→ **Goal of the exercise**: Go over the entries below line by line, copying each one that contains the word "chart".

::: Records for the task

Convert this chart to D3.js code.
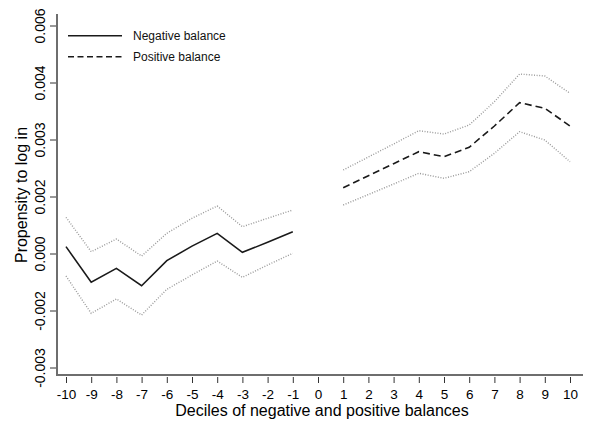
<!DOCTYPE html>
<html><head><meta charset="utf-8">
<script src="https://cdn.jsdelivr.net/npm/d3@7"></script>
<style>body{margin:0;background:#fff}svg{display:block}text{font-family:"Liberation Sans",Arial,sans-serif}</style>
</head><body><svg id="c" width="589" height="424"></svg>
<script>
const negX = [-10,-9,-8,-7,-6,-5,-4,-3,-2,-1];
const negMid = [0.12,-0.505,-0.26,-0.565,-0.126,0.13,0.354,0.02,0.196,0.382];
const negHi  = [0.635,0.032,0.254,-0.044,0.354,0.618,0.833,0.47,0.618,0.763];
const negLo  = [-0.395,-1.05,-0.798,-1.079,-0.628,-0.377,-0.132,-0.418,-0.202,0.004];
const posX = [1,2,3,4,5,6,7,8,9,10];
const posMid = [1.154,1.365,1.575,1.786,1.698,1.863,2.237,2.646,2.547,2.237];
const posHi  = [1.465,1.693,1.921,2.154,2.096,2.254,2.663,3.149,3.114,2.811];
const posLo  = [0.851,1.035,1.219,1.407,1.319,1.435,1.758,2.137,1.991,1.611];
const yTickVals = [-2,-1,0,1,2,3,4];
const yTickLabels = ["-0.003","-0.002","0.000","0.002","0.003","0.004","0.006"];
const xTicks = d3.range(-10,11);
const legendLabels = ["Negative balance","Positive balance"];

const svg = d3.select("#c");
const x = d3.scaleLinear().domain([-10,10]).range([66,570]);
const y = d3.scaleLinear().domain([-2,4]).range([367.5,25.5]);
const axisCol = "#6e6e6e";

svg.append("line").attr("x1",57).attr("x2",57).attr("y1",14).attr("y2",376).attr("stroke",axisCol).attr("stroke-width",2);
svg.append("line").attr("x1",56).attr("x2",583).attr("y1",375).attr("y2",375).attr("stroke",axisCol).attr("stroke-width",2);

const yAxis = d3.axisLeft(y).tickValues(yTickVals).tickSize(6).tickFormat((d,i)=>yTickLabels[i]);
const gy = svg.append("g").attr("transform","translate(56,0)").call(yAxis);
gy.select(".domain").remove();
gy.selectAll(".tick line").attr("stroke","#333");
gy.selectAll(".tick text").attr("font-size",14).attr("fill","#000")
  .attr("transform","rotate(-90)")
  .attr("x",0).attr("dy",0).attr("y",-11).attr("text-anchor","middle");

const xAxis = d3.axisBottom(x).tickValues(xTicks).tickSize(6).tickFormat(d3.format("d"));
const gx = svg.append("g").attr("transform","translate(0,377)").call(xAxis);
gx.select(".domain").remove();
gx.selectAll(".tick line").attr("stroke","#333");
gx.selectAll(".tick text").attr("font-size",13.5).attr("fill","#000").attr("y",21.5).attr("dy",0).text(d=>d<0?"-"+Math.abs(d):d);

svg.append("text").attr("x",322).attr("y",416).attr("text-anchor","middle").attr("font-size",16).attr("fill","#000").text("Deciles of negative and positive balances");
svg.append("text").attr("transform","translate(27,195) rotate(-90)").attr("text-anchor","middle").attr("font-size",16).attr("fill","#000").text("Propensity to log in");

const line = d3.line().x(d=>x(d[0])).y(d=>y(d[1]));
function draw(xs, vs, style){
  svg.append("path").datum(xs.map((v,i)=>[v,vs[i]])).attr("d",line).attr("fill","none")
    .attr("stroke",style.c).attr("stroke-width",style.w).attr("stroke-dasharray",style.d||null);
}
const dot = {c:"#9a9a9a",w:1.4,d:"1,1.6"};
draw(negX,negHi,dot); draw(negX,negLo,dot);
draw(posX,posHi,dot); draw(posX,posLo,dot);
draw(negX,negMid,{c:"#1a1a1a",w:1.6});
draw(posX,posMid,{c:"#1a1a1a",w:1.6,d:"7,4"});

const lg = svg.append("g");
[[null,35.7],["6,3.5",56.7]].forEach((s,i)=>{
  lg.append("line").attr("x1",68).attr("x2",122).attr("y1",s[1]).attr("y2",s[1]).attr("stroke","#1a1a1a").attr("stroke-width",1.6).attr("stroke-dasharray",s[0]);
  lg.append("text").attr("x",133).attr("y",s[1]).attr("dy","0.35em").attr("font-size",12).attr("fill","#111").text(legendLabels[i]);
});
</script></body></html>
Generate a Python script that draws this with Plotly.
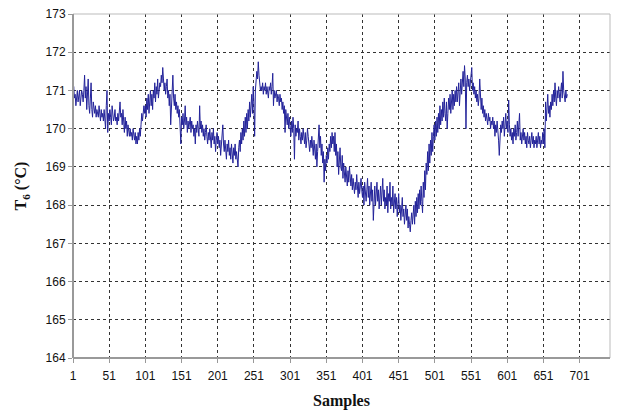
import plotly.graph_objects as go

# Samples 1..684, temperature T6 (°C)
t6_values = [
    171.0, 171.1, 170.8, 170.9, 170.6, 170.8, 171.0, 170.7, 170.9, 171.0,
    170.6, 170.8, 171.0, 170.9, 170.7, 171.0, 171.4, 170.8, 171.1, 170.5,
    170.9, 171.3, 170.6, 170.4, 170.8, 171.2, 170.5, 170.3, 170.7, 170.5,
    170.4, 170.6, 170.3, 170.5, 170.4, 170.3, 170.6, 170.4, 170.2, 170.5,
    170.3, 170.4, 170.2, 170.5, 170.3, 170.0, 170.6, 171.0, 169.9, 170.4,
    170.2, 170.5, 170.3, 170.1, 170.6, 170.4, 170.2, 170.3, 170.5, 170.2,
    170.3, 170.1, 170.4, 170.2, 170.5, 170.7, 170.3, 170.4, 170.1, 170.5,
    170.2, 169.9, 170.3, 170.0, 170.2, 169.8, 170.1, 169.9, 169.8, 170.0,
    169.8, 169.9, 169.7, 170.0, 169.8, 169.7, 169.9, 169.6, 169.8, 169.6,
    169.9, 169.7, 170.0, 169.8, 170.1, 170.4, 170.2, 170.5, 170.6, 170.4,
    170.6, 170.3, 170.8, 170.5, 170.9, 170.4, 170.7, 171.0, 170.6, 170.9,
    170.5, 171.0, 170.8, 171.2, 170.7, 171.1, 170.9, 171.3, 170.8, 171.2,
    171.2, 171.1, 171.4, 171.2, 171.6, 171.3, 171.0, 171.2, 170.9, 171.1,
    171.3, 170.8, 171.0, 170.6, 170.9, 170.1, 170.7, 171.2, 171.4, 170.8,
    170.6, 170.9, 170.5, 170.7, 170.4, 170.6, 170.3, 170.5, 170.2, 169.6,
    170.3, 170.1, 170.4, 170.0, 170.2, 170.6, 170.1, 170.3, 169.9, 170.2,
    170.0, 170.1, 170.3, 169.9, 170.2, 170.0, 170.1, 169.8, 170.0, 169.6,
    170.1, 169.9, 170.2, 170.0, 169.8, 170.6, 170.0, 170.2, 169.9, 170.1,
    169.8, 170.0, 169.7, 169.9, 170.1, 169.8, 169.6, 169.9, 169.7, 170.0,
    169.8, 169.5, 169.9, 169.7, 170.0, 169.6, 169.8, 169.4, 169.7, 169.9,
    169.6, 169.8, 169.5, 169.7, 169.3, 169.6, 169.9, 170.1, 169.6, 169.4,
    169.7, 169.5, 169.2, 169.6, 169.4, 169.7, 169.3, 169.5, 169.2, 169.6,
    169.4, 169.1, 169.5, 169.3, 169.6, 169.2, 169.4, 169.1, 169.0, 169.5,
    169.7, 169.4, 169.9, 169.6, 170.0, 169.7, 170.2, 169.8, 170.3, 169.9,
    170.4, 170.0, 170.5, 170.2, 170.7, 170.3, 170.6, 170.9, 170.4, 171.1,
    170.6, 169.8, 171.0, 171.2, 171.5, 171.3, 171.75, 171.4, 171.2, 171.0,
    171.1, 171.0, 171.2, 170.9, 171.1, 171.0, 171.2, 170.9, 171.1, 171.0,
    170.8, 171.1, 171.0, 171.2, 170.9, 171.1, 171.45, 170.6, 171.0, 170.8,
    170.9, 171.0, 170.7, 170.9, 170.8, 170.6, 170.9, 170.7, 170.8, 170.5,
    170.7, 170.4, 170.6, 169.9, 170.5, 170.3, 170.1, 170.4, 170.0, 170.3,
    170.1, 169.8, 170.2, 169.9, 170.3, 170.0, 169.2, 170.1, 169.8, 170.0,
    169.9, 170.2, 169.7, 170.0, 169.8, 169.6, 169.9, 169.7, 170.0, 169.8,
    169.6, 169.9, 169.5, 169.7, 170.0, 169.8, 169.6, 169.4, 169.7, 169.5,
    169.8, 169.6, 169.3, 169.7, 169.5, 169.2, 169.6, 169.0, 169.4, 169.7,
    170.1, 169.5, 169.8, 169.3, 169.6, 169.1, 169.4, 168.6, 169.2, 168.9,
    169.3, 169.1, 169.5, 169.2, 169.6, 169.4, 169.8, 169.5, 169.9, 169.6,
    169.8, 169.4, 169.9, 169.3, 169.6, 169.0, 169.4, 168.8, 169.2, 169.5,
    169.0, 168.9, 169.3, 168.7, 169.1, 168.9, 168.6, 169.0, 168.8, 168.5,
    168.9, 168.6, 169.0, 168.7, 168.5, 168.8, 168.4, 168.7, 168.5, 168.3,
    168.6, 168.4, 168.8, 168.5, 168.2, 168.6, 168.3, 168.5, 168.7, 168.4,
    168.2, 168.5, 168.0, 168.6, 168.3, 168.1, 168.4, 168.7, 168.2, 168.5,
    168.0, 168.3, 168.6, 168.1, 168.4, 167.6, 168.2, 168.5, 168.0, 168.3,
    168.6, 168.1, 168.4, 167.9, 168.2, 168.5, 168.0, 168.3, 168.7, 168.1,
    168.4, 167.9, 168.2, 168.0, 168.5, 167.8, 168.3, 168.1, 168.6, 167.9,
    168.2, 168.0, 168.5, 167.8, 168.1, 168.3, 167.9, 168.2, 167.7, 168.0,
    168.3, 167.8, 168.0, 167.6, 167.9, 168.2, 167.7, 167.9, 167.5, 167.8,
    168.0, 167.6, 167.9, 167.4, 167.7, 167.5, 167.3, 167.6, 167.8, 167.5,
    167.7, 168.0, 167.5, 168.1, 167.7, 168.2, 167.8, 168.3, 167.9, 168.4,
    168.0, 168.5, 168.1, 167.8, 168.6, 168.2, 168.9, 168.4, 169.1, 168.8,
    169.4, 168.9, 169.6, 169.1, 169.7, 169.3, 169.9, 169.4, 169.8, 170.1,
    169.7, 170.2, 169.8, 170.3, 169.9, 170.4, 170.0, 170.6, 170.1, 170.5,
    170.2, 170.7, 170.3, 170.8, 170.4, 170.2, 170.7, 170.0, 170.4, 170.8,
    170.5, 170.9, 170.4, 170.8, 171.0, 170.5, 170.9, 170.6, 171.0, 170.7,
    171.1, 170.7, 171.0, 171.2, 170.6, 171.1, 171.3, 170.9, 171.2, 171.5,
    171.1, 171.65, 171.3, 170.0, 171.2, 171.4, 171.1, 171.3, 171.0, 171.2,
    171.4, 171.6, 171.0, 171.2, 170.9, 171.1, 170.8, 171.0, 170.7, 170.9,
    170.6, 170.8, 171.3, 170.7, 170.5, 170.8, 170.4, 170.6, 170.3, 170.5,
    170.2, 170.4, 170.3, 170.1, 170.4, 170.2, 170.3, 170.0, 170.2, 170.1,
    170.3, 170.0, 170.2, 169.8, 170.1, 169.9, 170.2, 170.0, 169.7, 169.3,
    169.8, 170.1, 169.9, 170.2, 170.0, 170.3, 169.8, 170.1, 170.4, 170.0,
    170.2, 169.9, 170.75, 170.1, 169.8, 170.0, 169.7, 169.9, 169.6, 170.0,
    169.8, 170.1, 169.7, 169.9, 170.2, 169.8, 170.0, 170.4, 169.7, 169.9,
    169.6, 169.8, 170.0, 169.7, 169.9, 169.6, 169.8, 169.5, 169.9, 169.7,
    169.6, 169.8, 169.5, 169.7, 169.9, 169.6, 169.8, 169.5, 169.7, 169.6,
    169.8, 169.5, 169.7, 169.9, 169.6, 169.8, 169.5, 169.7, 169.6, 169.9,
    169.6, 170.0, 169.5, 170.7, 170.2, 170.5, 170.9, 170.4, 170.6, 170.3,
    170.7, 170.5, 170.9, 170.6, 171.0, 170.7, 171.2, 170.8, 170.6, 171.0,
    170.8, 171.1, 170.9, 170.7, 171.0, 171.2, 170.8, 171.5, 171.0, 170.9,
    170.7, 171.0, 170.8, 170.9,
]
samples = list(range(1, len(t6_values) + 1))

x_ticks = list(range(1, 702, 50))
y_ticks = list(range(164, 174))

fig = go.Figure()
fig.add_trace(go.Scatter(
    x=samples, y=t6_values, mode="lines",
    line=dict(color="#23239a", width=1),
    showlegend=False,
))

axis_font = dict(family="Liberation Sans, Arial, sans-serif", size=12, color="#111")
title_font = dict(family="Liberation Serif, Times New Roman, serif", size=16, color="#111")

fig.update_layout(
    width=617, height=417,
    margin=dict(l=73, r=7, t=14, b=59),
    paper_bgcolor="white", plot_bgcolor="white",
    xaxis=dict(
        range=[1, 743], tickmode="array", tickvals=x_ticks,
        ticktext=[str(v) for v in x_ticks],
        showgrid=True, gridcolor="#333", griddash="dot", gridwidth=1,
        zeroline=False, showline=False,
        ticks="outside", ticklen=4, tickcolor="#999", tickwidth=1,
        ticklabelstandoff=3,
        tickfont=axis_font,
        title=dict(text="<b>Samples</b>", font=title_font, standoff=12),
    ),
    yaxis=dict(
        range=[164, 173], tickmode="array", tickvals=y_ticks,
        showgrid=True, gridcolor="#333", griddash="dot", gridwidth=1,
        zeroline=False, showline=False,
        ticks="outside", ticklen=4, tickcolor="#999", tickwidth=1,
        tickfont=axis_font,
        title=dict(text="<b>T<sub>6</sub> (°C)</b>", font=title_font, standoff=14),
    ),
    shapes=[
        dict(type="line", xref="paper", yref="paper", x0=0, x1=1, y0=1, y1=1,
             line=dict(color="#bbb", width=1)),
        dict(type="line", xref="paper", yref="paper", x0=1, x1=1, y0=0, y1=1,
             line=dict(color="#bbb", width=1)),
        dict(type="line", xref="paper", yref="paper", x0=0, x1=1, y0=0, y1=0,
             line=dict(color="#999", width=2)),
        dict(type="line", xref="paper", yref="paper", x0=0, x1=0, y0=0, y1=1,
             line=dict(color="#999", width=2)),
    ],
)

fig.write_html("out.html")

::::::
::: Records for the task

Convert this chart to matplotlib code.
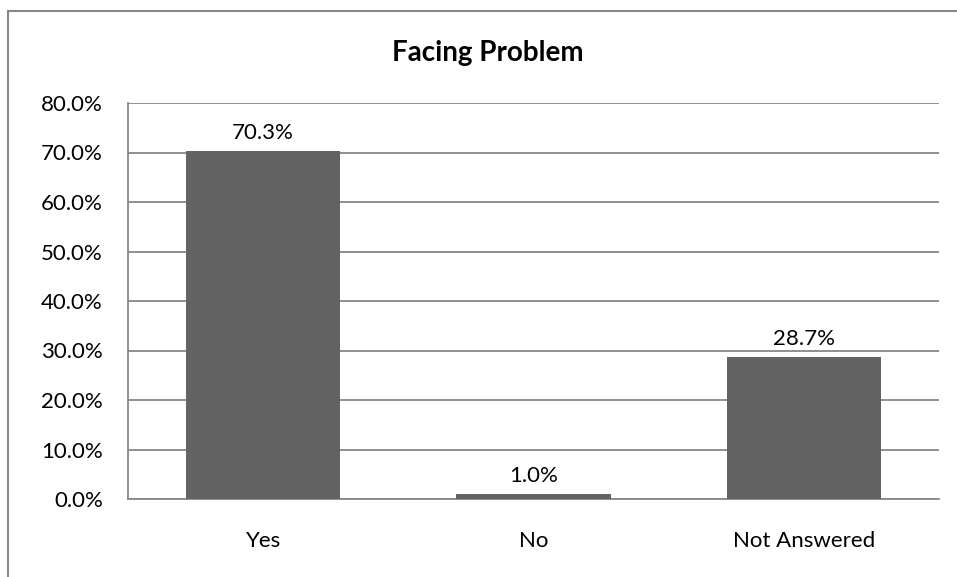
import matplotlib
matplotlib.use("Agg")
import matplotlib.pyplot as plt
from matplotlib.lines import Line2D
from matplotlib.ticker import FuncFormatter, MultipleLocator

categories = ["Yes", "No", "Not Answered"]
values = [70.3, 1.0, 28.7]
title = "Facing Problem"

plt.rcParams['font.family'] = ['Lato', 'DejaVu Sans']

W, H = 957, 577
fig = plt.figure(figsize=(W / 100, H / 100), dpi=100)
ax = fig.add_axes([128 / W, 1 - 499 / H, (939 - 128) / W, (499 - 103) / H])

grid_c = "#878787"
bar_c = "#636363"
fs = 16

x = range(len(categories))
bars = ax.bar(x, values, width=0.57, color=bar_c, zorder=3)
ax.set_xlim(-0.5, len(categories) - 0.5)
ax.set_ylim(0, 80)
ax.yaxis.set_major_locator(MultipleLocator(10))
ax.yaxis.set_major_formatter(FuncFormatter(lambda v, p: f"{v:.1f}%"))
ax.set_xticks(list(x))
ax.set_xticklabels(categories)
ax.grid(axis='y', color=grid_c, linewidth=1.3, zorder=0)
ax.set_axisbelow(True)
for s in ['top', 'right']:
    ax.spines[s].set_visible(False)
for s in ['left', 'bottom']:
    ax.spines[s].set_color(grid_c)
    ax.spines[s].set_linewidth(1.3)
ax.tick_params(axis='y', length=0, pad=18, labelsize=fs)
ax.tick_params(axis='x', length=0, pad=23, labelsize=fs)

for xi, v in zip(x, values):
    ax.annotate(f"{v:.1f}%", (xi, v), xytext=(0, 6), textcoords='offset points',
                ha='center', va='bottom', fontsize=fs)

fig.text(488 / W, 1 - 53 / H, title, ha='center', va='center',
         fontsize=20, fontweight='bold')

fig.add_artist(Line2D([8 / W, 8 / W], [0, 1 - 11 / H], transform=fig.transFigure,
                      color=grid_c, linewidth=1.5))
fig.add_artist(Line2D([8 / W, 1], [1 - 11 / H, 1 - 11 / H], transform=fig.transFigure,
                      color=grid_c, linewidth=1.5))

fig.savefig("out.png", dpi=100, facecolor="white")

::::::

→ **Expected answer**:
Convert this chart to D3.js code.
Convert this chart to matplotlib code.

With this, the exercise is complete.